By Karen McCall, M.Ed.
June 8, 2012
On June 5, 2012 the County of Brant, County Council voted unanimously to reverse their decision to eliminate specific types of travel to the specialized transportation service (County Service) for people with disabilities. There were no “abuses” to the service by people with disabilities.
During this process, in order to help the politicians understand our rights and the fact that the Accessibility for Ontarians with Disabilities Act (AODA) was a law they couldn’t ignore, I wrote a 50 page report consolidating research from other communities on specialized transportation services where accessible taxi was the only “transit system” in the municipality.
As of June 5, the County of Brant has also implemented a working group to identify the needs of people with disabilities in the County and how to best proceed in implementing the Accessibility for Ontarians with Disabilities Act (AODA), Integrated Accessibility Standards, part IV – Transportation.
It became clear as I investigated the proposed elimination of service that the issue was a contractual dispute between the County and its contractor and that both sides were focusing on people with disabilities instead of dealing with each other and the contract.
So, we are making progress but I remain cautious as the County explores implementing the other parts of the Accessibility for Ontarians with Disabilities Act (AODA).
In a somewhat related topic, that of specialized transportation service for people with disabilities, I came across and read information on the province of Ontario’s “Aging at Home Strategy.” One question immediately found its way into my thought process: How is the provincial government going to address mobility within the community by seniors who can’t drive due to disability?
It is one thing to promote projects and provide funding for health care at home but maintaining one’s health is only one part of being independent in one’s home. A person has to have the ability to go to the store, get their hair cut, meet friends at a coffee shop or restaurant or attend local activities.

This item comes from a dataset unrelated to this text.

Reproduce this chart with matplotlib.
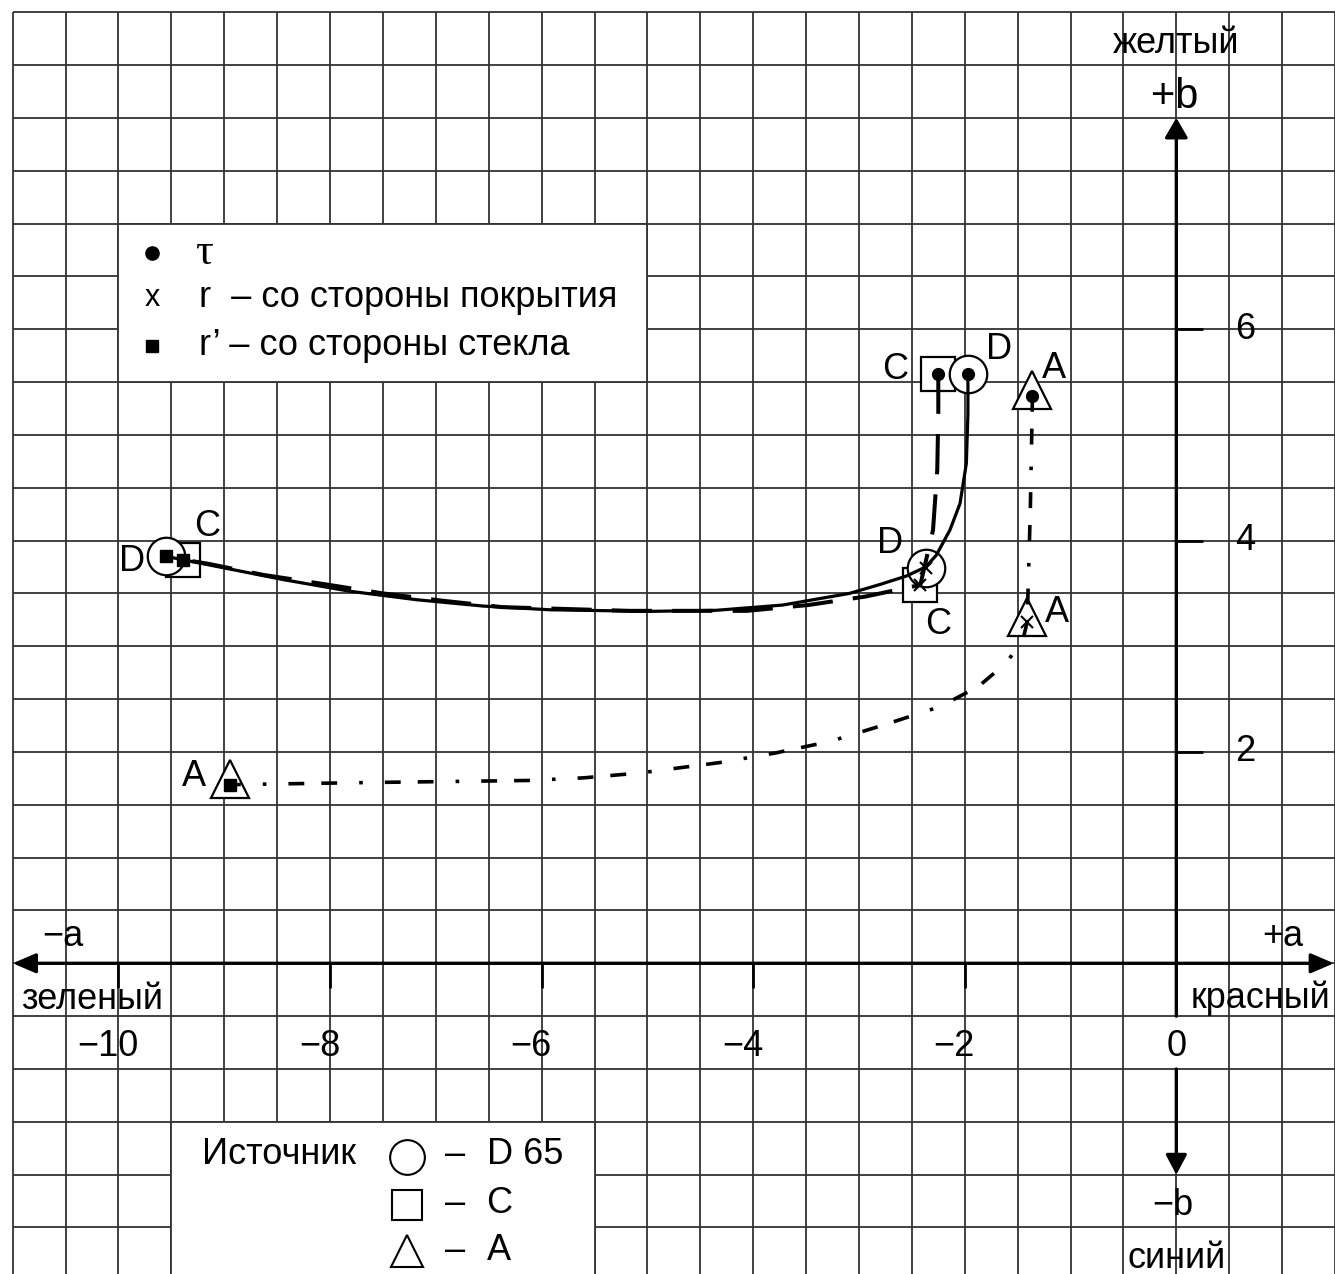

If the “Aging at Home Strategy” does not address the specialized transportation needs of seniors then seniors have simply exchanged the walls of one confinement for another. They do not have the freedom to move about their community.
I am interested in anyone else who might be looking into this and any committees bringing this gap in service to the provincial government for action.
With funding cuts to transportation projects over the past ten years, funding needs to be available to municipalities to assist with the cost of specialized transportation services if Ontarians are being encouraged to “age at home.”